Zwischen all den Schrauben, Nägeln und Schlüsseltypen gibt es Momente der Erinnerung und der Sorgsamkeit, wie die frischen Blumen vor der im Laden angebrachten Gedenktafel für die Eltern. Sie bezeugen, neben der vor allem in späteren Jahren vorwiegend älteren Ware, einen grundsätzlichen Respekt vor Details.

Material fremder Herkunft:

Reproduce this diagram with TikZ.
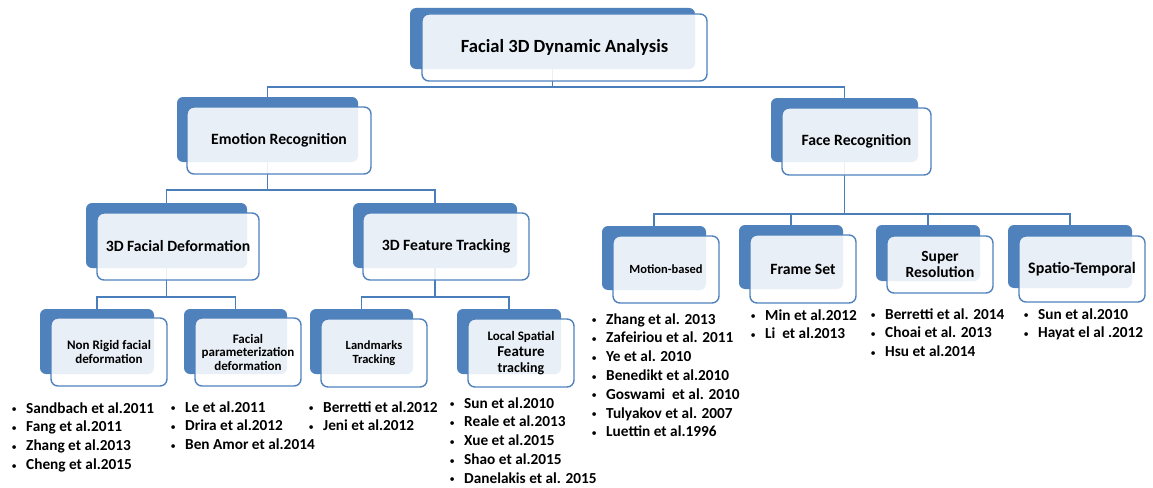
\documentclass[tikz,border=0pt]{standalone}
\usepackage{fontspec}
\setmainfont{Carlito}
\definecolor{dkblue}{HTML}{4F81BD}
\definecolor{lnblue}{HTML}{4A7EBB}
\pgfdeclarelayer{bg}
\pgfsetlayers{bg,main}
\newcommand{\blt}{\makebox[14.5pt][l]{\raisebox{0.3pt}{\mdseries\fontsize{10.5}{10.5}\selectfont\textbullet}}}
\tikzset{
  darkbox/.style={fill=dkblue, rounded corners=6pt, inner sep=0pt},
  frontbox/.style={draw=dkblue, line width=1.4pt, fill=white, fill opacity=0.88, text opacity=1,
    rounded corners=7pt, inner sep=0pt, align=center, text=black},
  conn/.style={draw=lnblue, line width=1.5pt},
  reflist/.style={anchor=base west, align=left, inner sep=0pt,
    font=\fontsize{15.3}{18.8}\selectfont\bfseries},
  big/.style={font=\fontsize{18.6}{22}\selectfont\bfseries},
  mid/.style={font=\fontsize{15.7}{19}\selectfont\bfseries},
}
\begin{document}
\begin{tikzpicture}[x=1pt,y=-1pt]
\useasboundingbox (0,0) rectangle (1153,487);

% level 0
\node[darkbox, minimum width=285pt, minimum height=61pt] (topD) at (552.5,38.5) {};
\node[frontbox, big, minimum width=285pt, minimum height=67pt] (topF) at (564.5,47.5) {Facial 3D Dynamic Analysis};

% level 1
\node[darkbox, minimum width=181pt, minimum height=65pt] (emoD) at (267.5,129.5) {};
\node[frontbox, mid, minimum width=184pt, minimum height=67pt] (emoF) at (279,140.5) {Emotion Recognition};
\node[darkbox, minimum width=147pt, minimum height=64pt] (faceD) at (844.5,130) {};
\node[frontbox, mid, minimum width=149pt, minimum height=67pt] (faceF) at (856.5,141.5) {Face Recognition};

% level 2 (emotion)
\node[darkbox, minimum width=161pt, minimum height=65pt] (fdD) at (166.5,235.5) {};
\node[frontbox, mid, minimum width=162pt, minimum height=67pt] (fdF) at (178,246.5) {3D Facial Deformation};
\node[darkbox, minimum width=164pt, minimum height=65pt] (ftD) at (435,235.5) {};
\node[frontbox, mid, minimum width=166pt, minimum height=67pt] (ftF) at (446,246.5) {3D Feature Tracking};

% level 3 (emotion)
\node[darkbox, minimum width=114pt, minimum height=65pt] (nrD) at (97,341.5) {};
\node[frontbox, font=\fontsize{13}{14}\selectfont\bfseries, minimum width=116pt, minimum height=68pt] (nrF) at (109,352) {Non Rigid facial\\deformation};
\node[darkbox, minimum width=103pt, minimum height=65pt] (fpD) at (235.5,341.5) {};
\node[frontbox, font=\fontsize{13}{13.5}\selectfont\bfseries, minimum width=106pt, minimum height=68pt] (fpF) at (248,352) {Facial\\parameterization\\deformation};
\node[darkbox, minimum width=103pt, minimum height=65pt] (lmD) at (361.5,341.5) {};
\node[frontbox, font=\fontsize{12.5}{14}\selectfont\bfseries, minimum width=106pt, minimum height=68pt] (lmF) at (374,353) {Landmarks\\Tracking};
\node[darkbox, minimum width=104pt, minimum height=65pt] (lsD) at (509,341.5) {};
\node[frontbox, font=\bfseries, minimum width=106pt, minimum height=68pt] (lsF) at (521,353)
  {\fontsize{13}{16}\selectfont Local Spatial\\[4pt]\fontsize{15}{16.5}\selectfont Feature\\[4pt]\fontsize{14}{16.5}\selectfont tracking};

% level 2 (face)
\node[darkbox, minimum width=104pt, minimum height=64pt] (mbD) at (654,258) {};
\node[frontbox, font=\fontsize{12.5}{14}\selectfont\bfseries, minimum width=106pt, minimum height=67pt] (mbF) at (666,269.5) {Motion-based};
\node[darkbox, minimum width=104pt, minimum height=64pt] (fsD) at (791,257) {};
\node[frontbox, mid, minimum width=106pt, minimum height=68pt] (fsF) at (803,269) {Frame Set};
\node[darkbox, minimum width=104pt, minimum height=56pt] (srD) at (928,253) {};
\node[frontbox, font=\fontsize{15.5}{16.5}\selectfont\bfseries, minimum width=106pt, minimum height=57pt] (srF) at (940,264.5) {Super\\Resolution};
\node[darkbox, minimum width=124pt, minimum height=63pt] (stD) at (1070,256.5) {};
\node[frontbox, font=\fontsize{16}{17}\selectfont\bfseries, minimum width=126pt, minimum height=66pt] (stF) at (1082,269) {Spatio-Temporal};

% connectors
\coordinate (j1) at (552.5,87);
\coordinate (j2) at (267.5,190);
\coordinate (j3) at (844.5,214);
\coordinate (j4) at (166.5,297);
\coordinate (j5) at (435,297);
\begin{pgfonlayer}{bg}
\draw[conn] (topD.center) -- (j1) -| (emoD.center);
\draw[conn] (j1) -| (faceD.center);
\draw[conn] (emoD.center) -- (j2) -| (fdD.center);
\draw[conn] (j2) -| (ftD.center);
\draw[conn] (faceD.center) -- (j3) -| (mbD.center);
\draw[conn] (j3) -| (fsD.center);
\draw[conn] (j3) -| (srD.center);
\draw[conn] (j3) -| (stD.center);
\draw[conn] (fdD.center) -- (j4) -| (nrD.center);
\draw[conn] (j4) -| (fpD.center);
\draw[conn] (ftD.center) -- (j5) -| (lmD.center);
\draw[conn] (j5) -| (lsD.center);
\end{pgfonlayer}

% reference lists (anchor = baseline of the last line)
\node[reflist] (nrL) at (11.5,469.4) {\blt Sandbach et al.2011\\\blt Fang et al.2011\\\blt Zhang et al.2013\\\blt Cheng et al.2015};
\node[reflist] (fpL) at (170.5,449.6) {\blt Le et al.2011\\\blt Drira et al.2012\\\blt Ben Amor et al.2014};
\node[reflist] (lmL) at (308.5,430.8) {\blt Berretti et al.2012\\\blt Jeni et al.2012};
\node[reflist] (lsL) at (449.5,483.2) {\blt Sun et al.2010\\\blt Reale et al.2013\\\blt Xue et al.2015\\\blt Shao et al.2015\\\blt Danelakis et al. 2015};
\node[reflist] (mbL) at (591.5,436.8) {\blt Zhang et al. 2013\\\blt Zafeiriou et al. 2011\\\blt Ye et al. 2010\\\blt Benedikt et al.2010\\\blt Goswami\ \ et al. 2010\\\blt Tulyakov et al. 2007\\\blt Luettin et al.1996};
\node[reflist] (fsL) at (750.5,338.8) {\blt Min et al.2012\\\blt Li\ \ et al.2013};
\node[reflist] (srL) at (870.5,356.6) {\blt Berretti et al. 2014\\\blt Choai et al. 2013\\\blt Hsu et al.2014};
\node[reflist] (stL) at (1023.5,337.8) {\blt Sun et al.2010\\\blt Hayat el al .2012};
\end{tikzpicture}
\end{document}
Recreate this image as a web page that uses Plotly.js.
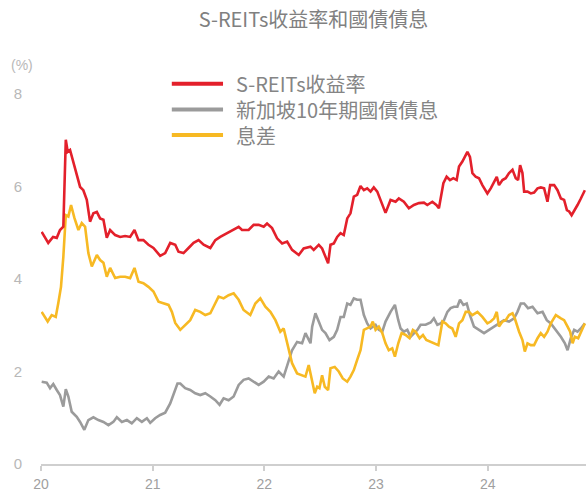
<!DOCTYPE html>
<html>
<head>
<meta charset="utf-8">
<script src="https://cdn.plot.ly/plotly-3.0.1.min.js"></script>
<style>html,body{margin:0;padding:0;background:#fff;}#chart{width:586px;height:495px;}</style>
</head>
<body>
<div id="chart"></div>
<script>
const chartTitle = "S-REITs收益率和國債債息";
const seriesNames = ["S-REITs收益率", "新加坡10年期國債債息", "息差"];
const seriesColors = ["#e3202b", "#9b9b9b", "#f7b923"];
const xTickVals = [2020, 2021, 2022, 2023, 2024];
const xTickText = ["20", "21", "22", "23", "24"];
const yTickVals = [0, 2, 4, 6, 8];

const reitX = [2020.006,2020.065,2020.108,2020.141,2020.170,2020.200,2020.222,2020.239,2020.260,2020.290,2020.320,2020.350,2020.379,2020.410,2020.439,2020.469,2020.500,2020.529,2020.559,2020.589,2020.619,2020.664,2020.709,2020.753,2020.798,2020.837,2020.873,2020.917,2020.962,2021.007,2021.067,2021.112,2021.157,2021.202,2021.231,2021.276,2021.321,2021.366,2021.411,2021.456,2021.516,2021.561,2021.605,2021.665,2021.725,2021.770,2021.800,2021.859,2021.904,2021.949,2021.994,2022.024,2022.069,2022.114,2022.159,2022.204,2022.248,2022.308,2022.352,2022.413,2022.442,2022.487,2022.517,2022.541,2022.571,2022.592,2022.622,2022.652,2022.682,2022.711,2022.742,2022.771,2022.801,2022.831,2022.861,2022.891,2022.921,2022.951,2022.980,2023.011,2023.040,2023.085,2023.130,2023.175,2023.204,2023.249,2023.294,2023.339,2023.384,2023.429,2023.459,2023.504,2023.540,2023.563,2023.603,2023.632,2023.662,2023.692,2023.722,2023.743,2023.773,2023.794,2023.818,2023.841,2023.863,2023.892,2023.922,2023.952,2023.997,2024.027,2024.057,2024.081,2024.101,2024.132,2024.161,2024.191,2024.222,2024.251,2024.272,2024.290,2024.311,2024.326,2024.356,2024.386,2024.415,2024.446,2024.475,2024.505,2024.535,2024.559,2024.595,2024.625,2024.655,2024.684,2024.709,2024.729,2024.751,2024.774,2024.804,2024.834,2024.870];
const reitY = [5.02,4.78,4.91,4.89,5.06,5.13,7.01,6.75,6.79,6.51,6.29,5.99,5.92,5.71,5.24,5.42,5.45,5.31,5.28,4.89,5.06,4.95,4.91,4.93,4.91,5.06,4.84,4.84,4.74,4.67,4.50,4.56,4.78,4.74,4.59,4.56,4.67,4.78,4.84,4.74,4.67,4.84,4.91,4.99,5.06,5.13,5.06,5.06,5.17,5.17,5.13,5.20,5.10,4.88,4.77,4.81,4.63,4.52,4.66,4.70,4.63,4.74,4.66,4.52,4.34,4.74,4.77,4.91,4.99,4.95,5.31,5.42,5.78,5.82,6.01,5.92,5.96,5.89,5.98,5.89,5.71,5.43,5.71,5.67,5.74,5.67,5.53,5.60,5.64,5.65,5.60,5.67,5.60,5.53,6.07,6.21,6.14,6.18,6.14,6.43,6.54,6.64,6.75,6.64,6.29,6.21,6.18,6.03,5.85,5.96,6.10,6.21,6.03,6.14,6.18,6.29,6.36,6.18,6.14,6.46,6.29,5.89,5.89,5.85,5.87,5.96,5.98,5.96,5.67,6.03,6.03,5.92,5.74,5.71,5.49,5.46,5.38,5.49,5.60,5.74,5.92];

const bondX = [2020.006,2020.051,2020.081,2020.110,2020.141,2020.170,2020.200,2020.222,2020.245,2020.275,2020.320,2020.350,2020.388,2020.424,2020.469,2020.514,2020.559,2020.604,2020.648,2020.679,2020.724,2020.769,2020.813,2020.858,2020.903,2020.948,2020.978,2021.022,2021.067,2021.112,2021.157,2021.183,2021.222,2021.247,2021.291,2021.336,2021.381,2021.426,2021.471,2021.516,2021.561,2021.599,2021.635,2021.680,2021.725,2021.770,2021.814,2021.859,2021.904,2021.949,2021.994,2022.039,2022.083,2022.128,2022.173,2022.209,2022.248,2022.293,2022.338,2022.368,2022.413,2022.428,2022.457,2022.487,2022.517,2022.547,2022.583,2022.622,2022.652,2022.682,2022.711,2022.742,2022.771,2022.801,2022.831,2022.861,2022.891,2022.921,2022.951,2022.996,2023.025,2023.056,2023.085,2023.130,2023.169,2023.199,2023.220,2023.249,2023.280,2023.309,2023.339,2023.370,2023.399,2023.444,2023.489,2023.518,2023.549,2023.578,2023.608,2023.639,2023.668,2023.698,2023.728,2023.752,2023.782,2023.812,2023.841,2023.877,2023.922,2023.967,2024.012,2024.057,2024.101,2024.146,2024.191,2024.236,2024.266,2024.296,2024.326,2024.361,2024.401,2024.446,2024.491,2024.529,2024.565,2024.610,2024.655,2024.691,2024.715,2024.744,2024.774,2024.804,2024.834,2024.870];
const bondY = [1.78,1.76,1.64,1.73,1.60,1.49,1.24,1.62,1.46,1.13,1.02,0.91,0.74,0.95,1.01,0.95,0.91,0.84,0.91,1.01,0.91,0.95,0.88,0.99,0.91,0.99,0.89,0.99,1.06,1.11,1.31,1.50,1.74,1.74,1.64,1.60,1.53,1.49,1.53,1.46,1.38,1.28,1.42,1.38,1.46,1.71,1.82,1.85,1.78,1.71,1.78,1.89,1.85,2.00,1.89,2.18,2.46,2.64,2.61,2.83,2.61,2.97,3.26,3.08,2.90,2.83,2.68,2.75,2.90,3.18,3.18,3.47,3.44,3.58,3.55,3.55,3.22,3.04,2.93,3.01,2.90,2.86,3.08,3.29,3.44,3.11,2.93,2.86,2.90,2.75,2.83,2.90,3.01,3.01,3.06,3.15,3.01,3.04,3.11,3.29,3.37,3.40,3.40,3.55,3.44,3.47,3.22,2.97,2.90,2.83,2.90,2.97,3.04,3.11,3.08,3.15,3.29,3.47,3.47,3.37,3.40,3.26,3.29,3.11,3.04,2.90,2.75,2.61,2.46,2.72,2.90,2.86,2.93,3.04];

const spreadX = [2020.006,2020.060,2020.096,2020.132,2020.155,2020.179,2020.200,2020.222,2020.245,2020.269,2020.299,2020.335,2020.365,2020.395,2020.424,2020.455,2020.500,2020.529,2020.559,2020.589,2020.619,2020.664,2020.709,2020.753,2020.798,2020.837,2020.873,2020.917,2020.962,2021.007,2021.052,2021.097,2021.142,2021.172,2021.202,2021.247,2021.291,2021.336,2021.381,2021.426,2021.471,2021.516,2021.545,2021.590,2021.635,2021.680,2021.725,2021.770,2021.814,2021.874,2021.919,2021.964,2022.009,2022.054,2022.099,2022.143,2022.173,2022.209,2022.248,2022.293,2022.338,2022.368,2022.397,2022.428,2022.451,2022.473,2022.493,2022.517,2022.541,2022.571,2022.592,2022.630,2022.666,2022.702,2022.742,2022.771,2022.801,2022.831,2022.861,2022.891,2022.921,2022.951,2022.971,2022.996,2023.025,2023.056,2023.085,2023.114,2023.145,2023.169,2023.199,2023.229,2023.265,2023.300,2023.330,2023.354,2023.390,2023.420,2023.450,2023.489,2023.527,2023.558,2023.594,2023.623,2023.653,2023.683,2023.713,2023.743,2023.773,2023.803,2023.832,2023.863,2023.908,2023.952,2023.997,2024.027,2024.057,2024.081,2024.101,2024.132,2024.161,2024.191,2024.222,2024.242,2024.281,2024.311,2024.332,2024.356,2024.386,2024.415,2024.446,2024.475,2024.505,2024.535,2024.565,2024.610,2024.655,2024.684,2024.715,2024.738,2024.760,2024.780,2024.810,2024.841,2024.870];
const spreadY = [3.29,3.08,3.22,3.18,3.48,3.83,4.48,5.38,5.35,5.60,5.32,5.06,5.21,5.13,4.56,4.27,4.52,4.41,4.35,4.05,4.24,4.02,4.05,4.05,4.02,4.24,3.94,3.91,3.83,3.73,3.51,3.48,3.44,3.29,3.05,2.90,3.01,3.11,3.33,3.29,3.22,3.26,3.40,3.62,3.58,3.65,3.69,3.55,3.33,3.22,3.47,3.58,3.40,3.29,3.11,2.86,2.93,2.54,2.18,1.96,1.92,1.89,2.14,1.74,1.53,1.67,1.64,1.92,1.67,1.60,2.07,2.10,2.00,1.85,1.78,1.89,2.03,2.25,2.46,2.90,2.93,2.97,3.08,2.90,2.97,2.83,2.61,2.46,2.50,2.32,2.61,2.83,2.79,2.72,2.90,2.86,2.72,2.79,2.68,2.64,2.61,2.57,3.08,3.04,2.97,2.93,2.75,3.04,3.11,3.29,3.29,3.22,3.29,3.18,3.04,3.08,3.15,3.29,2.97,3.08,3.11,3.22,3.26,3.15,2.86,2.68,2.43,2.61,2.57,2.57,2.72,2.83,2.75,2.86,3.04,3.22,3.15,3.11,2.97,2.86,2.61,2.75,2.72,2.90,3.04];

const seriesX = [reitX, bondX, spreadX];
const seriesY = [reitY, bondY, spreadY];

const traces = seriesNames.map((name, i) => ({
  type: "scatter",
  mode: "lines",
  name: name,
  x: seriesX[i],
  y: seriesY[i],
  line: {color: seriesColors[i], width: 2.6, shape: "linear"},
  hoverinfo: "skip",
  showlegend: false
}));
// draw order: grey, yellow, red on top
const ordered = [traces[1], traces[2], traces[0]];

// custom legend geometry (paper coordinates)
const legendRowsY = [1.028, 0.958, 0.889];
const shapes = seriesNames.map((n, i) => ({
  type: "line", xref: "paper", yref: "paper",
  x0: 0.240, x1: 0.334, y0: legendRowsY[i], y1: legendRowsY[i],
  line: {color: seriesColors[i], width: 4}
}));
const annotations = seriesNames.map((n, i) => ({
  xref: "paper", yref: "paper", x: 0.354, y: legendRowsY[i],
  xanchor: "left", yanchor: "middle", showarrow: false, text: n,
  font: {family: "Noto Sans CJK TC, Noto Sans, sans-serif", size: 20, color: "#858585"}
}));
annotations.push({
  xref: "paper", yref: "paper", x: -0.035, y: 1.078, xanchor: "center", yanchor: "middle",
  showarrow: false, text: "(%)",
  font: {family: "Liberation Sans, Arial, sans-serif", size: 14, color: "#b8b8b8"}
});

const layout = {
  width: 586, height: 495,
  margin: {l: 41, r: 0, t: 94, b: 31, pad: 0},
  paper_bgcolor: "#ffffff", plot_bgcolor: "#ffffff",
  title: {
    text: chartTitle, x: 0.5, xref: "paper", xanchor: "center",
    y: 1 - 20 / 495, yref: "container", yanchor: "middle",
    font: {family: "Noto Sans CJK TC, Noto Sans, sans-serif", size: 20, color: "#808080"}
  },
  xaxis: {
    range: [2020, 2024.88], tickvals: xTickVals, ticktext: xTickText,
    showgrid: false, zeroline: false, showline: true, linecolor: "#cfcfcf", linewidth: 2,
    ticks: "outside", ticklen: 5, tickwidth: 2, tickcolor: "#cfcfcf",
    ticklabelstandoff: 1,
    tickfont: {family: "Liberation Sans, Arial, sans-serif", size: 14, color: "#a0a0a0"},
    fixedrange: true
  },
  yaxis: {
    range: [0, 8], tickvals: yTickVals, ticktext: yTickVals.map(String),
    showgrid: false, zeroline: false, showline: false, ticks: "",
    ticklabelstandoff: 18,
    tickfont: {family: "Liberation Sans, Arial, sans-serif", size: 15, color: "#b8b8b8"},
    fixedrange: true
  },
  shapes: shapes,
  annotations: annotations,
  showlegend: false
};

Plotly.newPlot("chart", ordered, layout, {displayModeBar: false, staticPlot: true});
</script>
</body>
</html>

Andere Dinge, etwa die zahlreichen Urkunden zum 90. oder 100. Geschäftsjubiläum, die Bosen bereits vor 37 bzw. 27 Jahren als »Ältestes Geschäft aller Branchen in Sülz-Klettenberg« auszeichneten, liegen eher achtlos zusammengerollt auf einer Ablage: Der Nutzen solcher Dinge war nicht eindeutig, und die Zeit scheint ohnehin stehengeblieben in dieser Welt der Fundstücke, die noch in den 80er und 90er Jahren die Rettung für Ersatzteilsucher bedeuten konnte.

Ein unwiederbringlicher Verlust

Eusebius Wirdeier beschreibt das Inventar des Ladens »wie in einem dunklen Bernsteintropfen – alles mögliche geschichtet und über die Zeit erhalten«. Das einzig Irritierende an dem Buch ist die Übersetzung seines Textes ins Englische und Französische nebst dem Hinweis, dass bei Bedarf auch eine japanische Übersetzung erhältlich sei: Das erinnert an die Internationalisierungsmasche des Taschen-Verlages, wirkt bei diesem sehr spezifischen Thema jedoch recht absurd. Wirdeiers geduldige Schwarzweiß-Langzeitbeobachtung verdient jedoch eine weite Verbreitung, nicht nur unter frustrierten Baumarktbesuchern, und sie führt uns einen unwiederbringlichen Verlust vor Augen.

Eusebius Wirdeier: Die Wunderkammer der Agnes Bosen. Eine Inventur. Köln, Emons-Verlag 2002, 24,50 EUR.